Date of Award

Spring 1-1-2011

Document Type

Dissertation

Degree Name

Doctor of Philosophy (PhD)

Department

Electrical, Computer & Energy Engineering

First Advisor

Regan Zane

Second Advisor

Francisco Azcondo

Third Advisor

Frank Barnes

Abstract

Electronic HID ballasts provide many advantages over magnetic HID ballasts including size, weight, overall efficiency, and greater control of operating conditions. Electronic ballasts add complexity to the system, requiring a greater understanding of the operation of HID lamps. Electronic ballasts also introduce a host of issues for the HID ballast designer including possible acoustic resonances, arc stability issues, and operation across broad operating conditions. In this work, research of a Low-Frequency Square-Wave (LFSW) HID solution is performed that includes use of a non-linear soft saturation core material for the inductor. Modeling of the converter with this core is presented as well. Difficulties with operation of HID lamps are outlined, as well as the previous methods to overcome such obstacles.

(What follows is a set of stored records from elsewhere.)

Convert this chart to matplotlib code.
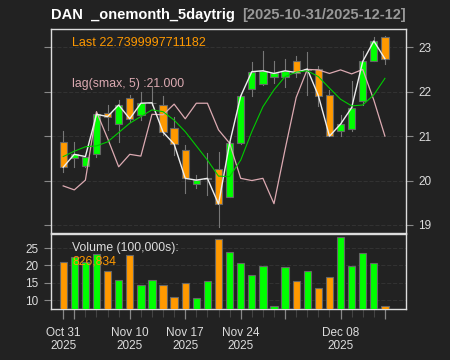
import numpy as np
import matplotlib.pyplot as plt
from matplotlib.patches import Rectangle

plt.rcParams['font.family'] = ['Liberation Sans', 'DejaVu Sans']

# OHLC (30 trading days, 2025-10-31 .. 2025-12-12)
opens  = [20.86, 20.51, 20.33, 20.60, 21.51, 21.27, 21.86, 21.47, 21.74, 21.70,
          21.18, 20.69, 19.93, 20.04, 20.25, 19.64, 20.85, 22.05, 22.17, 22.34,
          22.32, 22.68, 22.49, 22.50, 21.93, 21.12, 21.16, 21.78, 22.70, 23.22]
highs  = [21.11, 20.87, 20.56, 21.55, 21.70, 21.81, 21.92, 22.00, 22.11, 21.90,
          21.44, 20.80, 20.12, 20.62, 20.65, 20.87, 21.92, 22.66, 22.92, 22.69,
          22.73, 22.80, 22.90, 22.58, 22.04, 21.48, 22.23, 22.92, 23.24, 23.25]
lows   = [20.20, 20.31, 20.30, 20.52, 21.14, 20.87, 21.32, 21.36, 21.70, 21.02,
          20.57, 19.71, 19.83, 19.67, 18.96, 19.62, 20.83, 21.91, 22.15, 22.20,
          22.11, 22.34, 21.93, 21.68, 21.00, 21.00, 21.11, 21.70, 22.68, 22.62]
closes = [20.30, 20.59, 20.54, 21.49, 21.44, 21.70, 21.39, 21.74, 21.75, 21.09,
          20.82, 20.05, 20.01, 20.05, 19.47, 20.84, 21.90, 22.45, 22.47, 22.41,
          22.47, 22.43, 22.51, 21.91, 21.00, 21.27, 21.64, 22.68, 23.14, 22.74]
volume = [21.1, 22.4, 21.0, 23.3, 18.5, 15.7, 23.1, 14.4, 15.9, 14.4,
          10.9, 14.9, 10.6, 15.6, 27.7, 23.8, 20.7, 17.2, 19.9, 8.2,
          19.5, 15.4, 18.5, 13.5, 16.6, 28.2, 19.7, 23.7, 20.7, 8.27]
sma_line = [20.54, 20.66, 20.76, 20.78, 20.87, 21.08, 21.29, 21.44, 21.59, 21.55,
            21.36, 21.10, 20.78, 20.46, 20.10, 20.09, 20.46, 21.10, 21.66, 22.04,
            22.34, 22.44, 22.47, 22.34, 22.08, 21.83, 21.68, 21.70, 21.93, 22.30]
lag_smax = [19.88, 19.79, 20.01, 21.55, 20.95, 20.31, 20.59, 20.55, 21.49, 21.48,
            21.72, 21.39, 21.74, 21.74, 21.14, 20.84, 20.05, 20.00, 20.05, 19.48,
            20.70, 21.87, 22.50, 22.49, 22.41, 22.49, 22.40, 22.50, 21.81, 21.00]
xlabels = {0: 'Oct 31\n2025', 6: 'Nov 10\n2025', 11: 'Nov 17\n2025',
           16: 'Nov 24\n2025', 25: 'Dec 08\n2025'}
week_starts = [0, 1, 6, 11, 16, 20, 25, 29]

bg = '#222222'
up_col = '#00ff00'
dn_col = '#ff9900'
edge = '#666666'
frame = '#dddddd'
grid_col = '#323232'

fig = plt.figure(figsize=(4.5, 3.6), dpi=100, facecolor=bg)
ax = fig.add_axes([51/450, 1-233/360, 355/450, 204/360], facecolor=bg)
axv = fig.add_axes([51/450, 1-309/360, 355/450, 75/360], facecolor=bg)

n = len(closes)
x = np.arange(n)
w = 0.66

for i in range(n):
    o, h, l, c = opens[i], highs[i], lows[i], closes[i]
    col = up_col if c >= o else dn_col
    ax.plot([i, i], [l, h], color='#777777', lw=0.8, zorder=2)
    ax.add_patch(Rectangle((i - w/2, min(o, c)), w, max(abs(c - o), 0.01),
                           facecolor=col, edgecolor=edge, lw=0.8, zorder=3))
    axv.add_patch(Rectangle((i - w/2, 0), w, volume[i],
                            facecolor=col, edgecolor=edge, lw=0.8, zorder=3))

ax.plot(x, lag_smax, color='#dcaab2', lw=0.9, zorder=4)
ax.plot(x, closes, color='#eeeeee', lw=1.0, zorder=5)
ax.plot(x, sma_line, color='#00cc00', lw=0.8, zorder=6)

for a in (ax, axv):
    a.set_xlim(-1.1, 30.9)
    for s in a.spines.values():
        s.set_color(frame)
        s.set_linewidth(1.0)

ax.set_ylim(18.82, 23.41)
ax.set_yticks([19, 20, 21, 22, 23])
for v in [19, 20, 21, 22, 23]:
    ax.axhline(v, color=grid_col, lw=0.8, ls='--', zorder=1)
ax.tick_params(axis='y', which='both', left=True, right=True, labelleft=False,
               labelright=True, colors='#888888', labelcolor='#dddddd',
               labelsize=8.5, length=5, width=0.8, pad=4)
ax.set_xticks([])

axv.set_ylim(7.4, 29.1)
axv.set_yticks([10, 15, 20, 25])
for v in [10, 15, 20, 25]:
    axv.axhline(v, color=grid_col, lw=0.8, ls='--', zorder=1)
axv.tick_params(axis='y', left=True, labelleft=True, colors='#888888',
                labelcolor='#dddddd', labelsize=8.5, length=5, width=0.8, pad=4)
axv.set_xticks(week_starts)
axv.set_xticklabels([xlabels.get(i, '') for i in week_starts])
axv.set_xticks(x, minor=True)
axv.tick_params(axis='x', which='major', colors='#888888', labelcolor='#dddddd',
                labelsize=8.5, length=7, width=0.9, pad=6)
axv.tick_params(axis='x', which='minor', colors='#444444', length=6, width=0.8)
for t in axv.get_xticklabels():
    t.set_linespacing(1.1)

ax.text(0.06, 0.93, 'Last 22.7399997711182', transform=ax.transAxes,
        color=dn_col, fontsize=9, va='center')
ax.text(0.06, 0.73, 'lag(smax, 5) :21.000', transform=ax.transAxes,
        color='#dcaab2', fontsize=8.8, va='center')
axv.text(0.06, 0.82, 'Volume (100,000s):', transform=axv.transAxes,
         color='#dddddd', fontsize=8.8, va='center')
axv.text(0.06, 0.63, '826,834', transform=axv.transAxes,
         color=dn_col, fontsize=8.8, va='center')

fig.text(51/450, 1-15/360, 'DAN  _onemonth_5daytrig', color='#ffffff',
         fontsize=10.5, fontweight='bold', va='center', ha='left')
fig.text(406/450, 1-15/360, '[2025-10-31/2025-12-12]', color='#999999',
         fontsize=10.5, fontweight='bold', va='center', ha='right')

fig.savefig('out.png', dpi=100, facecolor=bg)
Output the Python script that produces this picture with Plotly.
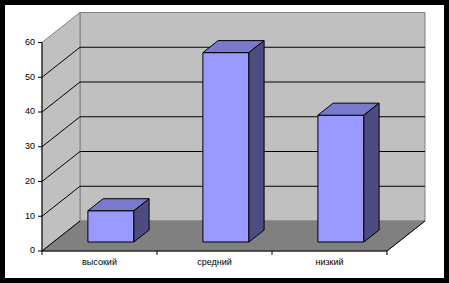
import plotly.graph_objects as go

categories = ["высокий", "средний", "низкий"]
values = [9, 54.5, 36.5]
y_ticks = [0, 10, 20, 30, 40, 50, 60]
y_max = 60

W, H = 449, 283
M = 5
# pixel geometry helpers (px per unit)
PX_X = 115.0
PX_Y = 3.475
X0_PX, Y0_PX = 42, 251
DX = 38 / PX_X          # depth offset in x units
DY = 30 / PX_Y          # depth offset in y units
BAR_W = 0.4
D_FRONT, D_BACK = 0.3, 0.7

x_range = [(M - X0_PX) / PX_X, (W - M - X0_PX) / PX_X]
y_range = [(Y0_PX - (H - M)) / PX_Y, (Y0_PX - M) / PX_Y]

n = len(categories)
fig = go.Figure()

def poly(xs, ys, fill, line="black", lw=1):
    fig.add_trace(go.Scatter(x=xs + [xs[0]], y=ys + [ys[0]], mode="lines",
                             fill="toself", fillcolor=fill,
                             line=dict(color=line, width=lw),
                             hoverinfo="skip", showlegend=False))

def seg(xs, ys, color="black", lw=1):
    fig.add_trace(go.Scatter(x=xs, y=ys, mode="lines",
                             line=dict(color=color, width=lw),
                             hoverinfo="skip", showlegend=False))

# walls
poly([DX, n + DX, n + DX, DX], [DY, DY, y_max + DY, y_max + DY], "#C0C0C0", "#808080")
poly([0, DX, DX, 0], [0, DY, y_max + DY, y_max], "#C0C0C0", "#808080")
poly([0, n, n + DX, DX], [0, 0, DY, DY], "#808080", "#808080")
# floor edges
seg([0, DX], [0, DY])
seg([n, n + DX], [0, DY])

# gridlines
for v in y_ticks[1:-1]:
    seg([0, DX, n + DX], [v, v + DY, v + DY])

# axes
seg([0, 0], [0, y_max])
seg([0, n], [0, 0])
for v in y_ticks:
    seg([-4 / PX_X, 0], [v, v])
for i in range(n + 1):
    seg([i, i], [0, -4 / PX_Y])

# bars
for i, v in enumerate(values):
    xl = i + 0.5 - BAR_W / 2
    xr = xl + BAR_W
    fx, fy = D_FRONT * DX, D_FRONT * DY
    bx, by = D_BACK * DX, D_BACK * DY
    poly([xl + fx, xr + fx, xr + fx, xl + fx], [fy, fy, fy + v, fy + v], "#9999FF")
    poly([xl + fx, xr + fx, xr + bx, xl + bx], [fy + v, fy + v, by + v, by + v], "#7A7ACC")
    poly([xr + fx, xr + bx, xr + bx, xr + fx], [fy + v, by + v, by, fy], "#4C4C80")

# tick labels
fig.add_trace(go.Scatter(x=[-7 / PX_X] * len(y_ticks), y=y_ticks, mode="text",
                         text=[str(t) for t in y_ticks], textposition="middle left",
                         textfont=dict(family="Liberation Sans", size=9, color="black"),
                         hoverinfo="skip", showlegend=False))
fig.add_trace(go.Scatter(x=[i + 0.5 for i in range(n)], y=[-12 / PX_Y] * n, mode="text",
                         text=categories, textposition="middle center",
                         textfont=dict(family="Liberation Sans", size=9, color="black"),
                         hoverinfo="skip", showlegend=False))

fig.update_layout(
    width=W, height=H,
    margin=dict(l=M, r=M, t=M, b=M, pad=0),
    paper_bgcolor="black", plot_bgcolor="white",
    xaxis=dict(range=x_range, visible=False, fixedrange=True),
    yaxis=dict(range=y_range, visible=False, fixedrange=True),
    showlegend=False,
)
fig.write_html("out.html")
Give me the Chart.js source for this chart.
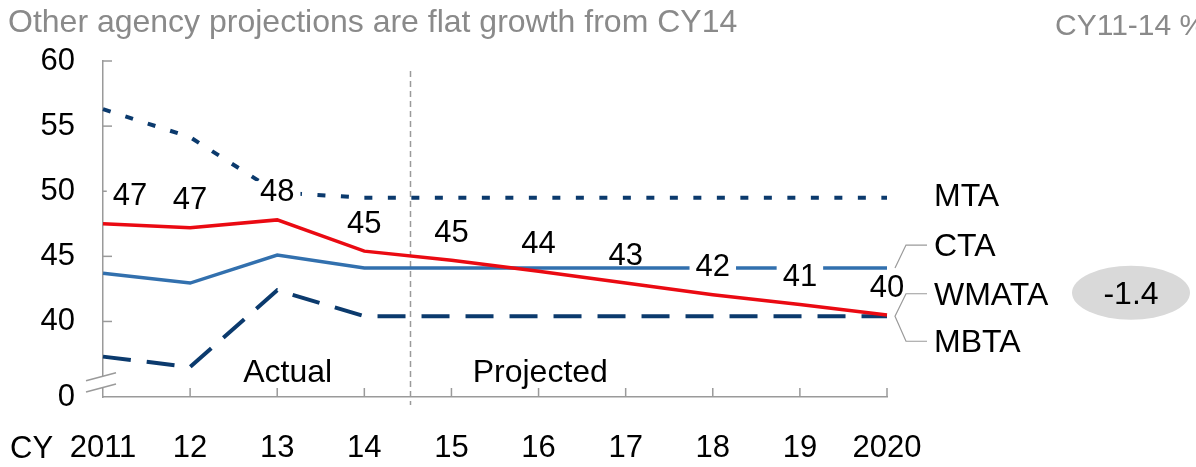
<!DOCTYPE html>
<html><head><meta charset="utf-8">
<script src="https://cdn.jsdelivr.net/npm/chart.js@4/dist/chart.umd.min.js"></script>
<style>html,body{margin:0;padding:0;background:#fff;}#wrap{width:1196px;height:467px;position:relative;}</style>
</head><body><div id="wrap"><canvas id="c" width="1196" height="467"></canvas></div>
<script>
// ---- data ----
const years = ['2011','12','13','14','15','16','17','18','19','2020'];
const mta   = [56.3, 54.15, 49.9, 49.5, 49.5, 49.5, 49.5, 49.5, 49.5, 49.5];
const cta   = [43.7, 42.95, 45.1, 44.1, 44.1, 44.1, 44.1, 44.1, 44.1, 44.1];
const wmata = [47.5, 47.2, 47.8, 45.4, 44.7, 43.85, 42.95, 42.05, 41.3, 40.5];
const mbta  = [37.3, 36.5, 42.4, 40.4, 40.4, 40.4, 40.4, 40.4, 40.4, 40.4];
const wmataLabels = ['47','47','48','45','45','44','43','42','41','40'];
const yTicks = [34.2, 40, 45, 50, 55, 60];
const yTickLabels = ['0','40','45','50','55','60'];
const seriesNames = ['MTA','CTA','WMATA','MBTA'];
const titleText = 'Other agency projections are flat growth from CY14';
const changeHeader = 'CY11-14 %';
const wmataChange = '-1.4';
const periodLabels = ['Actual','Projected'];
const periodPositions = [2.12, 5.02];
const dividerPosition = 3.53;
const axisPrefix = 'CY';

const FONT = '"Liberation Sans", Arial, sans-serif';
const NUM = '31px ' + FONT, TXT = '32px ' + FONT;
const NAVY = '#0b3a6d', BLUE = '#3270ae', RED = '#ea0a12', GRAY = '#9a9a9a';

function interp(s, v){ const i=Math.floor(v), f=v-i; const a=s.getPixelForValue(i), b=s.getPixelForValue(Math.min(i+1, years.length-1)); return a+f*(b-a); }

const annot = {
  id:'annot',
  beforeDatasetsDraw(chart){
    const {ctx, scales:{x,y}, chartArea:ca} = chart;
    const xd = interp(x, dividerPosition);
    ctx.save();
    ctx.strokeStyle=GRAY; ctx.lineWidth=1.5; ctx.setLineDash([6,4]);
    ctx.beginPath(); ctx.moveTo(xd, ca.top+10); ctx.lineTo(xd, ca.bottom+8); ctx.stroke();
    ctx.setLineDash([]);
    // inward ticks
    ctx.strokeStyle=GRAY; ctx.lineWidth=1.5;
    yTicks.slice(1).forEach(v=>{ const py=y.getPixelForValue(v); ctx.beginPath(); ctx.moveTo(ca.left, py); ctx.lineTo(ca.left+9, py); ctx.stroke(); });
    for(let i=1;i<years.length;i++){ const px=x.getPixelForValue(i); ctx.beginPath(); ctx.moveTo(px, ca.bottom); ctx.lineTo(px, ca.bottom-9); ctx.stroke(); }
    // axis break
    const L=ca.left, B=ca.bottom;
    ctx.fillStyle='#fff';
    ctx.beginPath(); ctx.moveTo(L-17,B-16.3); ctx.lineTo(L+13,B-24.3); ctx.lineTo(L+13,B-13); ctx.lineTo(L-17,B-5); ctx.closePath(); ctx.fill();
    ctx.strokeStyle=GRAY; ctx.lineWidth=1.5;
    ctx.beginPath(); ctx.moveTo(L-17,B-16.3); ctx.lineTo(L+13,B-24.3); ctx.stroke();
    ctx.beginPath(); ctx.moveTo(L-17,B-5); ctx.lineTo(L+13,B-13); ctx.stroke();
    ctx.restore();
  },
  afterDatasetsDraw(chart){
    const {ctx, scales:{x,y}, chartArea:ca} = chart;
    ctx.save();
    // data labels on WMATA
    ctx.font = NUM;
    ctx.textAlign='center'; ctx.textBaseline='middle';
    wmataLabels.forEach((t,i)=>{
      const px = x.getPixelForValue(i) + (i===0?27:0);
      const py = y.getPixelForValue(wmata[i]) - 28;
      const w = ctx.measureText(t).width + 12;
      ctx.fillStyle='#fff'; ctx.fillRect(px-w/2, py-10.8, w, 21.6);
      ctx.fillStyle='#000'; ctx.fillText(t, px, py+1);
    });
    // period labels
    ctx.font = TXT;
    periodLabels.forEach((t,i)=>{ ctx.fillText(t, interp(x, periodPositions[i]), ca.bottom-24); });
    // series labels with connectors
    const xe = x.getPixelForValue(years.length-1);
    const last = a => y.getPixelForValue(a[a.length-1]);
    const yM=last(mta), yC=last(cta), yB=last(mbta);
    const tx = xe+47;
    ctx.strokeStyle=GRAY; ctx.lineWidth=1.2;
    ctx.beginPath(); ctx.moveTo(xe+8,yC); ctx.lineTo(xe+19,yC-23); ctx.lineTo(xe+40,yC-23); ctx.stroke();
    ctx.beginPath(); ctx.moveTo(xe+40,yB-22.5); ctx.lineTo(xe+19,yB-22.5); ctx.lineTo(xe+8,yB); ctx.lineTo(xe+19,yB+25); ctx.lineTo(xe+40,yB+25); ctx.stroke();
    ctx.textAlign='left'; ctx.fillStyle='#000';
    ctx.fillText(seriesNames[0], tx, yM-1);
    ctx.fillText(seriesNames[1], tx, yC-21);
    ctx.fillText(seriesNames[2], tx, yB-20.5);
    ctx.fillText(seriesNames[3], tx, yB+27);
    // ellipse
    ctx.fillStyle='#d9d9d9';
    ctx.beginPath(); ctx.ellipse(1131, yB-23.5, 59, 27, 0, 0, Math.PI*2); ctx.fill();
    ctx.fillStyle='#000'; ctx.textAlign='center';
    ctx.fillText(wmataChange, 1131, yB-21.5);
    // title & header
    ctx.textAlign='left'; ctx.textBaseline='alphabetic';
    ctx.fillStyle='#8a8a8a';
    ctx.fillText(titleText, 8, 32);
    ctx.font = '30px ' + FONT;
    ctx.fillText(changeHeader, 1055, 35);
    ctx.fillStyle='#000';
    ctx.font = NUM;
    ctx.fillText(axisPrefix, 10, 458);
    ctx.restore();
  }
};

new Chart(document.getElementById('c'), {
  type:'line',
  data:{
    labels: years,
    datasets:[
      {label:seriesNames[2], data:wmata, borderColor:RED, borderWidth:3.5, order:0},
      {label:seriesNames[1], data:cta, borderColor:BLUE, borderWidth:3.5, order:1},
      {label:seriesNames[0], data:mta, borderColor:NAVY, borderWidth:4, borderDash:[8,15.5], order:2},
      {label:seriesNames[3], data:mbta, borderColor:NAVY, borderWidth:4, borderDash:[28,16], order:3}
    ]
  },
  options:{
    responsive:false, animation:false, devicePixelRatio:1,
    layout:{padding:{top:61, right:309, left:0, bottom:0}},
    elements:{point:{radius:0, hoverRadius:0}, line:{tension:0, borderCapStyle:'butt'}},
    datasets:{line:{clip:8}},
    plugins:{legend:{display:false}, tooltip:{enabled:false}, title:{display:false}},
    events:[],
    scales:{
      x:{
        type:'category', offset:false,
        grid:{display:false, drawTicks:false},
        border:{display:true, color:GRAY, width:1.5},
        ticks:{font:{family:FONT, size:31}, color:'#000', padding:33, maxRotation:0, autoSkip:false},
        afterFit:s=>{ s.height = 70; }
      },
      y:{
        type:'linear', min:yTicks[0], max:yTicks[yTicks.length-1],
        afterBuildTicks:s=>{ s.ticks = yTicks.map(v=>({value:v})); },
        grid:{display:false, drawTicks:false},
        border:{display:true, color:GRAY, width:1.5},
        ticks:{font:{family:FONT, size:31}, color:'#000', padding:28, callback:(v,i)=>yTickLabels[i]},
        afterFit:s=>{ s.width = 103; }
      }
    }
  },
  plugins:[annot]
});
</script></body></html>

Ignition and steady-state operation of HID lamps occur with very different operating conditions. Ignition occurs with very little lamp current, but large lamp voltage, and steady-state operation is the opposite. Due to this mismatch, any single ignitor/ballast design requires the inductor to be able to handle both operating points.

Use of a soft saturation material allows for a reduction in size and weight of the overall system due to the higher magnetic capacity of the material as compared to hard saturation alternatives. The downside to using this material is inductance varies with magnetizing force on the core. A resonant ignition approach with soft saturation material is presented, motivating the need for phase control of the system.

A fast transition between resonant and LFSW mode operation is presented, which requires a large design space for possible lamp impedances. Transition times between LFSW modes are dependent on natural frequency and Q factor of a buck filter response, which is shaped beneficially by the soft saturation material. A design method for this is presented, along with considerations for core selection.

A two loop control method is analyzed with an inner current loop that stabilizes the lamp arc and an outer power loop in order to obtain regulated light output. The current loop is able to monitor currents of a positive and negative buck mode operation using a single sense point. A system that uses input power sensing to ultimately control output power is analyzed and experimentation is presented.